Earlier this year, I was reading an interesting report about a case where Target, the retailer was able to predict a high school girl's pregnancy before her father did. Meeting with a Target manager while clutching some printed ads that had been delivered to his home, the customer was outraged by their product placement aimed at his young daughter. Like any service oriented company would, the store manager apologized and then followed up with a phone call to him later on, to apologize again. By this time, the man had had a talk with his daughter and the teen girl had acknowledged her pregnancy and the father apologized to the store manager for his outburst.
Logo of Target, US-based retail chain (Photo credit: Wikipedia)
Welcome to the new reality! Increasingly, more and more companies are looking at data inputs from a variety of sources and making intelligent decisions from who to target, how to target, how to price and how to service customers and more.
Target it appears clues in on sales information on items such as vitamin supplements, large quantities of lotion, and hand sanitizers, typical to many pregnant women, to make predictions about other items the consumer may need. A couple decades ago, this kind of work was mostly the domain of a few credit-rating and mailing-list management companies (ah! the hey days of database marketing). Then the new age technology companies such as Google, Facebook and Yahoo built similar capabilities to improve and influence user behavior on the internet and it was largely limited to the online world. They tracked user behavior and what you were searching for across the internet and made the right ad placements at the right moment for users to click on.

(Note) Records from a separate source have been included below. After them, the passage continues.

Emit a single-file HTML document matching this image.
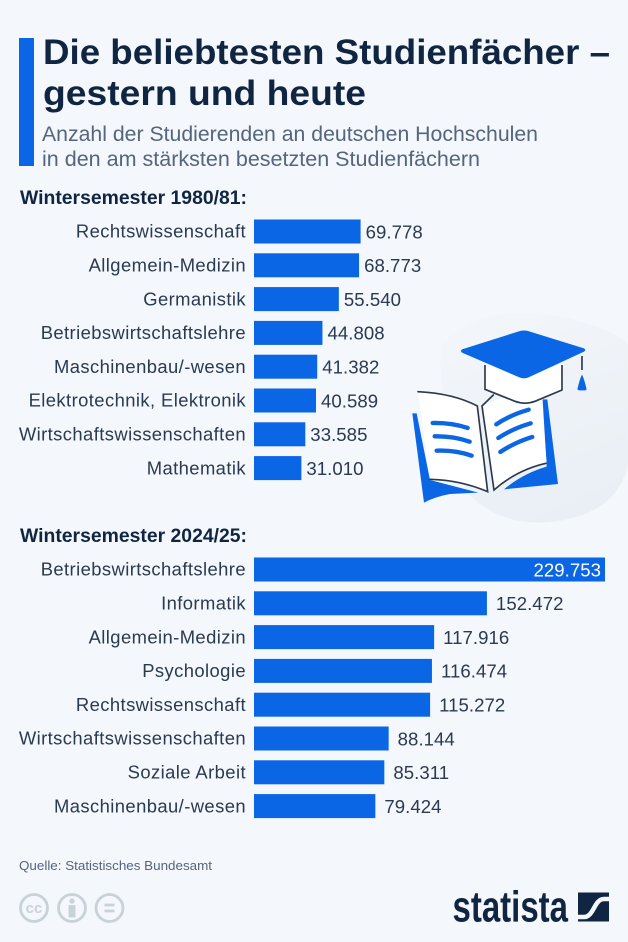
<!DOCTYPE html>
<html lang="de">
<head>
<meta charset="utf-8">
<title>Die beliebtesten Studienfächer</title>
<style>
html,body{margin:0;padding:0;background:#f4f7fb;}
body{width:628px;height:942px;overflow:hidden;}
svg{display:block;font-family:"Liberation Sans",sans-serif;}
</style>
</head>
<body>
<svg id="chart" width="628" height="942" viewBox="0 0 628 942" xmlns="http://www.w3.org/2000/svg">
  <defs>
    <linearGradient id="blob-fill" x1="0.2" y1="0" x2="0.6" y2="1">
      <stop offset="0" stop-color="#f3f6fa"/>
      <stop offset="1" stop-color="#e9eff5"/>
    </linearGradient>
  </defs>
  <rect width="628" height="942" fill="#f4f7fb"/>
  <rect x="19" y="38" width="15" height="128" fill="#0a66e4"/>
  <text x="43" y="64" font-size="35" font-weight="700" fill="#0f2541" textLength="567" lengthAdjust="spacingAndGlyphs">Die beliebtesten Studienfächer –</text>
  <text x="43" y="105" font-size="35" font-weight="700" fill="#0f2541" textLength="323" lengthAdjust="spacingAndGlyphs">gestern und heute</text>
  <text x="42" y="141" font-size="21.5" fill="#54657d" textLength="496" lengthAdjust="spacingAndGlyphs">Anzahl der Studierenden an deutschen Hochschulen</text>
  <text x="42" y="166" font-size="21.5" fill="#54657d" textLength="438" lengthAdjust="spacingAndGlyphs">in den am stärksten besetzten Studienfächern</text>
  <text x="20" y="204" font-size="19" font-weight="700" fill="#0f2541" textLength="227" lengthAdjust="spacingAndGlyphs">Wintersemester 1980/81:</text>
  <text x="20" y="542" font-size="19" font-weight="700" fill="#0f2541" textLength="227" lengthAdjust="spacingAndGlyphs">Wintersemester 2024/25:</text>

  <g id="illustration" transform="translate(400 310) scale(0.3333)">
    <path d="M125 110 C170 35 270 5 390 10 C480 15 610 40 684 100 L684 460 C660 580 560 625 450 636 C340 645 260 610 200 545 C150 400 110 220 125 110Z" fill="url(#blob-fill)"/>
    <path d="M37 310 L50 310 L90 510 L235 548 L150 552 Q105 560 72 578Z" fill="#0a66e4"/>
    <path d="M428 268 L442 268 L474 522 L312 538 Q370 490 440 470Z" fill="#0a66e4"/>
    <path d="M54 245 Q160 250 232 288 L263 545 Q180 510 90 508Z" fill="#fff" stroke="none"/>
    <path d="M246 288 Q330 245 425 262 L440 460 Q350 480 280 540Z" fill="#fff" stroke="none"/>
    <path d="M54 245 Q160 250 232 288 L263 545 Q180 510 90 508 M246 288 L282 540 Q350 480 438 460 M246 288 L280 255" fill="none" stroke="#2b3a4d" stroke-width="5" stroke-linecap="round"/>
    <path d="M98 339 Q155 338 203 354 M104 379 Q160 378 209 395 M110 422 Q165 420 215 437 M289 343 Q330 315 386 299 M295 384 Q340 355 392 340 M301 426 Q345 397 397 381" fill="none" stroke="#0a66e4" stroke-width="13" stroke-linecap="round"/>
    <path d="M255 160 L255 238 L345 274 Q375 285 405 274 L486 240 L486 160 L370 205Z" fill="#fff"/>
    <path d="M255 165 L255 238 L345 274 Q375 285 405 274 L486 240 L486 165" fill="none" stroke="#2b3a4d" stroke-width="5" stroke-linejoin="round"/>
    <path d="M186 118 L360 63 Q372 60 384 63 L552 115 Q560 120 552 125 L384 203 Q372 207 360 203 L186 128 Q180 122 186 118Z" fill="#0a66e4"/>
    <path d="M546 138 V180" stroke="#2b3a4d" stroke-width="5"/>
    <path d="M546 194 Q552 205 559 234 Q561 241 555 241 L538 241 Q531 241 533 234 Q540 205 546 194Z" fill="#0a66e4"/>
  </g>

  <g id="bars-1980"></g>
  <g id="bars-2024"></g>

  <text x="19" y="870" font-size="13" fill="#54657d" textLength="193" lengthAdjust="spacingAndGlyphs">Quelle: Statistisches Bundesamt</text>

  <g fill="none" stroke="#c8d2d9" stroke-width="2.8">
    <circle cx="34" cy="908" r="13.5"/>
    <text x="34" y="913" font-size="15" font-weight="700" text-anchor="middle" fill="#c8d2d9" stroke="none">cc</text>
    <circle cx="72" cy="908" r="13.5"/>
    <circle cx="72" cy="901" r="2.6" fill="#c8d2d9" stroke="none"/>
    <rect x="68.5" y="905" width="7" height="12.5" rx="1.2" fill="#c8d2d9" stroke="none"/>
    <circle cx="109.5" cy="908" r="13.5"/>
    <path d="M104.5 905 H114.5 M104.5 911 H114.5"/>
  </g>

  <a>
    <text x="452.5" y="921.5" font-size="44" font-weight="700" fill="#0f2541" textLength="115.5" lengthAdjust="spacingAndGlyphs">statista</text>
    <rect x="578" y="892.5" width="31" height="29" fill="#0f2541"/>
    <path d="M578 917 H584 C594 917 594 899 604 899 H609" fill="none" stroke="#f4f7fb" stroke-width="4.5"/>
  </a>
</svg>
<script>
const categories1980 = ["Rechtswissenschaft","Allgemein-Medizin","Germanistik","Betriebswirtschaftslehre","Maschinenbau/-wesen","Elektrotechnik, Elektronik","Wirtschaftswissenschaften","Mathematik"];
const values1980 = [69778,68773,55540,44808,41382,40589,33585,31010];
const categories2024 = ["Betriebswirtschaftslehre","Informatik","Allgemein-Medizin","Psychologie","Rechtswissenschaft","Wirtschaftswissenschaften","Soziale Arbeit","Maschinenbau/-wesen"];
const values2024 = [229753,152472,117916,116474,115272,88144,85311,79424];

const SVG_NS = "http://www.w3.org/2000/svg";
const barX0 = 254;
const maxValue = 229753;
const maxBarWidth = 351;
function xScale(v){ return v / maxValue * maxBarWidth; }
function rowY(start, i){ return start + i * 33.8; }
function formatValue(v){ return String(v).replace(/\B(?=(\d{3})+$)/g, "."); }

function drawGroup(groupId, categories, values, startY, valueGap){
  const group = document.getElementById(groupId);
  categories.forEach(function(cat, i){
    const cy = rowY(startY, i);
    const w = xScale(values[i]);

    const label = document.createElementNS(SVG_NS, "text");
    label.setAttribute("x", 246);
    label.setAttribute("y", cy + 6.2);
    label.setAttribute("text-anchor", "end");
    label.setAttribute("font-size", "18.4");
    label.setAttribute("letter-spacing", "0.42");
    label.setAttribute("fill", "#2a3a50");
    
    
    label.textContent = cat;
    group.appendChild(label);

    const bar = document.createElementNS(SVG_NS, "rect");
    bar.setAttribute("x", barX0);
    bar.setAttribute("y", cy - 12);
    bar.setAttribute("width", w);
    bar.setAttribute("height", 24);
    bar.setAttribute("fill", "#0a66e4");
    
    
    group.appendChild(bar);

    const val = document.createElementNS(SVG_NS, "text");
    const inside = w > 300;
    val.setAttribute("x", inside ? barX0 + w - 4 : barX0 + w + valueGap);
    val.setAttribute("y", cy + 6.8);
    val.setAttribute("text-anchor", inside ? "end" : "start");
    val.setAttribute("font-size", "18.6");
    val.setAttribute("letter-spacing", "0.05");
    val.setAttribute("fill", inside ? "#ffffff" : "#2a3a50");
    
    
    val.textContent = formatValue(values[i]);
    group.appendChild(val);
  });
}
drawGroup("bars-1980", categories1980, values1980, 231.5, 5);
drawGroup("bars-2024", categories2024, values2024, 569.5, 9);
</script>
</body>
</html>
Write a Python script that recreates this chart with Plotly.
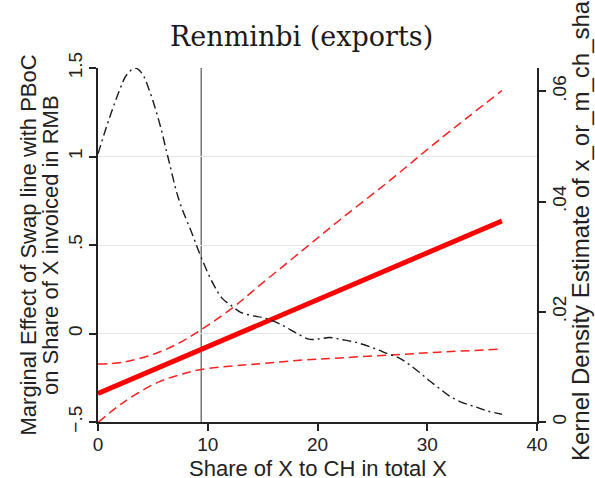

Not anymore! The abundance of data in the world of today combined with advancement in technology has made next generation analytics within the grasp of everyone and every enterprise in this world. In other words, this is the democratization of high-end analytics. Not to be leftout of the party, venture capital has embraced big data in a huge way! The buzz around Big Data has raised a lot interest for venture funds. In 2011, Thomson Reuters estimates that US venture companies invested a total of $2.47 billion into new big data, database and data processing technologies. That’s up from $1.53 billion in 201 and $1.1 billion in 2009. Total venture capital investments in 2011 were $28.43 billion and $23.26 billion in 2010. While, most investments have so far been focussed on analytics, I would like to see more action on "data sets" itself. That is where the long term competitive advantage for startups will be.
All this stuff about data and how companies are leveraging it is inherently changing the way businesses and customer, suppliers and others interact. It is changing the way we think about society! Over the last year, my interest in this area has grown exponentially and in some ways feels like 1998-1999 all over again!